Please check out the trailer.
"It is a transgender moment," declares the New York Times, referring to the increase of in attention on, and acceptance of, transgender Americans that began even before Caitlyn Jenner went public. But amid the copious coverage, my wife's profound and beautiful film stands out. If you'd prefer a more impartial opinion, Variety says:
Leave it to “Frontline” to find the most thought-provoking angle to a story being given a heavy tilt toward celebrity treatment elsewhere. “Growing Up Trans” takes the sudden boom in coverage of the transgender community and filters it through a more complicated lens by focusing on children coming to grips with their own sexual nonconformity. The kids, remarkably open and honest, prove astonishingly good spokespeople.
My wife Miri Navasky made the film with longtime collaborator Karen O'Connor. They made six previous films, including the Emmy-winning The Undertaking and the New Asylums, which won the Robert F. Kennedy Grand Prize Journalism Award. This subject of Growing Up Trans is a departure for them, but the film is characteristically attuned to the dignity of people struggling against powerful forces both internal and external. Says the
Baltimore Sun:
"Growing Up Trans" treats these children, adolescents and parents with such sensitivity and respect for their experiences and words that it feels like love from where I sit. The film seems more like a work of ethnography than the hyped-up, run-and-gun, high-concept, sound bite TV journalism of today.
The children's voices drive the film. With precocious self-awareness and thoughtfulness, they tell their own inspiring, and sometimes painful, stories. They reflect on their quests to align their physical selves with their emotional selves. Here's a clip
featuring 13-year old Ariel.
Ariel says it was more difficult for her -- she was teased more -- before she transitioned, when she was in the in-between "girly boy" stage, and watching the film, you see the harm done by American society's binary view of gender. Transgender people are challenging this view. At the same time, however, the increase in children transitioning at an early age, as opposed to existing longer in the murky middle, is probably partly a product of society's overly stringent view of gender. We effectively compel children to choose at an early age.

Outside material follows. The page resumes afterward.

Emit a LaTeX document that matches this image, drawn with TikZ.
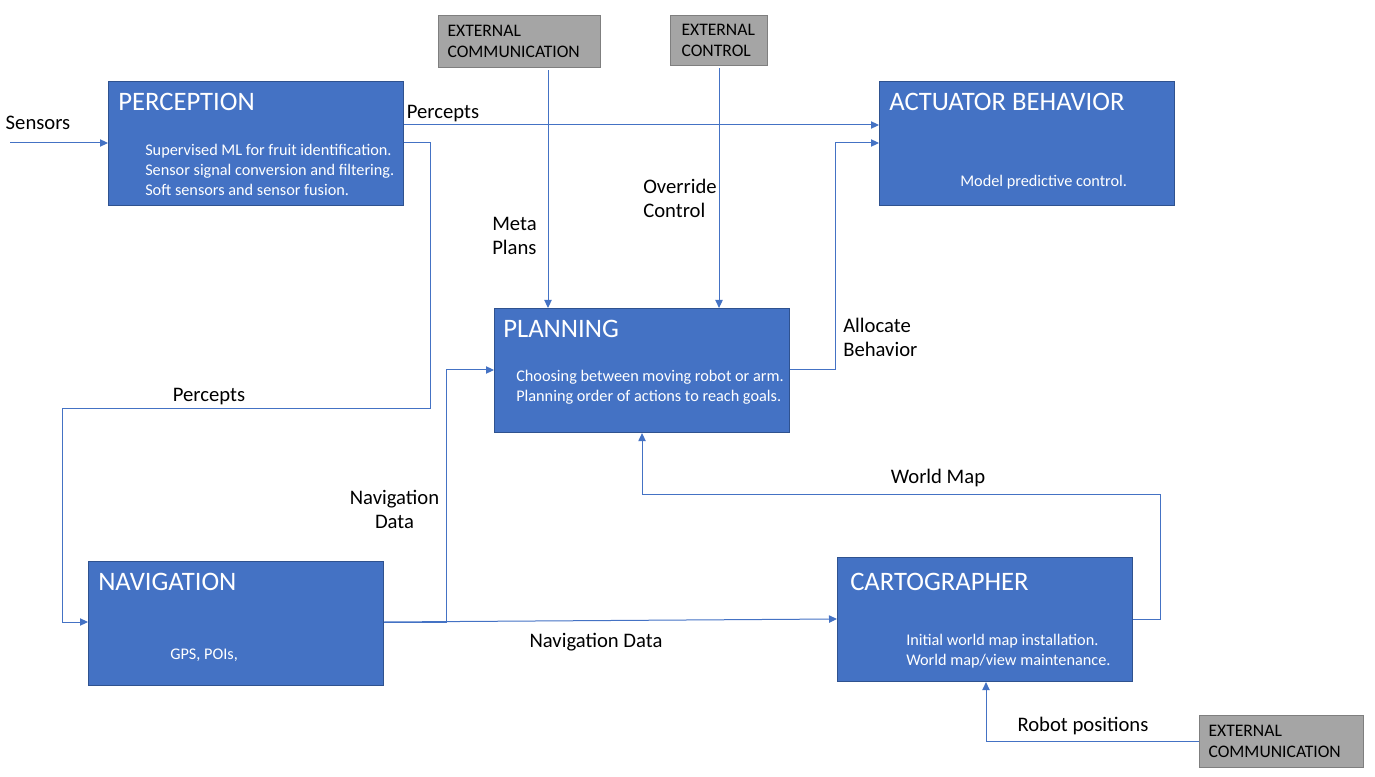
\documentclass[tikz,border=0pt]{standalone}
\usepackage{fontspec}
\setmainfont{Carlito}
\usetikzlibrary{arrows.meta,positioning,calc}
\definecolor{bxblue}{HTML}{4472C4}
\definecolor{bxedge}{HTML}{2F528F}
\definecolor{bxgrey}{HTML}{A5A5A5}
\definecolor{bxgreyedge}{HTML}{7F7F7F}
\definecolor{lnblue}{HTML}{4472C4}

\begin{document}
\begin{tikzpicture}[x=0.75pt,y=-0.75pt,
  blockbox/.style={draw=bxedge,fill=bxblue,line width=0.8pt,anchor=north west,inner sep=0,minimum width=221.25pt,minimum height=93pt},
  blocktitle/.style={anchor=west,inner sep=0,text=white,font=\fontsize{20}{23}\selectfont},
  blocknote/.style={anchor=west,inner sep=0,text=white,align=left,font=\fontsize{12.2}{15}\selectfont},
  extbox/.style={draw=bxgreyedge,fill=bxgrey,line width=0.8pt,anchor=north west,inner xsep=6.75pt,inner ysep=0,align=left,font=\fontsize{13.2}{15.75}\selectfont},
  flowlabel/.style={inner sep=0,font=\fontsize{15.5}{18}\selectfont},
  flow/.style={draw=lnblue,line width=0.75pt,-{Triangle[length=6pt,width=5.5pt]}}]
\useasboundingbox (0,0) rectangle (1375,777);

\foreach \n/\x/\y/\dx/\dy/\t in {perc/108/81/10/21/PERCEPTION, act/879/81/10/21/ACTUATOR BEHAVIOR, plan/494/308/9/21/PLANNING, nav/88/561/10/21/NAVIGATION, carto/837/557/13/25/CARTOGRAPHER} {
  \node[blockbox] (\n) at (\x,\y) {};
  \node[blocktitle] (\n-title) at ($(\n.north west)+(\dx,\dy)$) {\t};
}
\node[blocknote] (perc-note) at ($(perc.north west)+(37,89)$) {Supervised ML for fruit identification.\\Sensor signal conversion and filtering.\\Soft sensors and sensor fusion.};
\node[blocknote] (act-note) at ($(act.north west)+(81,101)$) {Model predictive control.};
\node[blocknote] (plan-note) at ($(plan.north west)+(22,79.5)$) {Choosing between moving robot or arm.\\Planning order of actions to reach goals.};
\node[blocknote] (nav-note) at ($(nav.north west)+(82,94)$) {GPS, POIs,};
\node[blocknote] (carto-note) at ($(carto.north west)+(69,94)$) {Initial world map installation.\\World map/view maintenance.};

\node[extbox,text width=108pt,minimum height=39pt] (excomA) at (438,15) {EXTERNAL\\COMMUNICATION};
\node[extbox,text width=56.25pt,inner xsep=8.25pt,minimum height=37.5pt] (exctl) at (670,15) {EXTERNAL\\CONTROL};
\node[extbox,text width=109.5pt,minimum height=39pt] (excomB) at (1199,715) {EXTERNAL\\COMMUNICATION};

\coordinate (sensin) at (10,143);
\draw[flow] (sensin) -- (sensin -| perc.west);
\draw[flow] ($(perc.north east)+(0,44)$) -- ($(act.north west)+(0,44)$);
\coordinate (pn1) at (430,408);
\coordinate (pn2) at (62,408);
\draw[flow] ($(perc.north east)+(0,62)$) -| (pn1) -- (pn2) |- ($(nav.north west)+(0,61)$);
\draw[flow] ($(excomA.south west)+(110,2)$) -- ($(plan.north west)+(54,0)$);
\draw[flow] ([yshift=-1.5pt]exctl.south) -- (exctl.south |- plan.north);
\draw[flow] ($(plan.north east)+(0,62)$) -- ++(45,0) |- ($(act.north west)+(0,62)$);
\draw[flow] ($(nav.north east)+(0,61)$) -- ++(62,0) |- ($(plan.north west)+(0,62)$);
\draw[flow] ($(nav.north east)+(0,61)$) -- ($(carto.north west)+(0,62)$);
\coordinate (wm) at (1160,494);
\draw[flow] ($(carto.north east)+(0,62)$) -| (wm) -| (plan.south);
\draw[flow] (excomB.west) -| ($(carto.south west)+(149,0)$);

\node[flowlabel] (l-sens) at (38,123) {Sensors};
\node[flowlabel] (l-perc1) at (443,114) {Percepts};
\node[flowlabel] (l-perc2) at (209,397) {Percepts};
\node[flowlabel,align=left,anchor=west] (l-meta) at (492,236) {Meta\\Plans};
\node[flowlabel,align=left,anchor=west] (l-over) at (643,198.5) {Override\\Control};
\node[flowlabel,align=left,anchor=west] (l-alloc) at (843,337.5) {Allocate\\Behavior};
\node[flowlabel,align=center] (l-nav1) at (394.5,509.5) {Navigation\\Data};
\node[flowlabel] (l-nav2) at (596,642) {Navigation Data};
\node[flowlabel] (l-world) at (938,478) {World Map};
\node[flowlabel] (l-robot) at (1083,726) {Robot positions};
\end{tikzpicture}
\end{document}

But biology also compels children to choose at an early age. For the children in the film, going through puberty in their assigned gender was/is a horrific prospect. New options give them the capacity to delay (puberty blockers) and prevent (hormone therapy) that outcome. These options, unavailable even a quarter-generation ago, offer adolescents a chance to feel whole as they grow into adults -- and to save themselves from misery.
But the long-term effects of the medical treatments are largely unknown, and in the film we see parents agonizing over whether to allow their children to take them. But for some parents, their children's suffering makes the decision a less complicated one. Says the mother of 13-year old Alex Singh, who wants to take testosterone:
"It is very hard to make the decision to allow your child to take a medication that has unknown side effects. But it becomes a lot easier when you have seen your child suffer and struggle as we have seen Alex struggle."
Kyle Catrambone, 13, twice came "very close" to killing himself: “I was just thinking, ‘I can’t do it anymore. I can’t live like this. I can’t live in this body. It’s not going to work.'” But thanks to his father's change of heart, Kyle begins to take medication, and you get the sense that it did nothing less than save his life. It's heartbreaking to see John Blanchard's father unable to make a similar turn. “I feel, in a sense, like something’s been robbed…," Burt Blanchard says. "My daughter’s gone, it seems, and is morphing into this other person.”
The film features two older teenagers who have medically transitioned -- part of the first wave of children to do so. At the tender age of 19, Isaac is a senior member of the Growing Up Trans generation. “I started realizing at around 16, 17 how complicated it really was, and kind of what a huge, huge decision I had made to embrace this masculine part of myself so deeply,” he says.
Says a doctor in the film:
“This generation of kids are really — they’re pioneers. They are going to be the ones to teach us."
The film is on tonight. Check your local listings, as they say.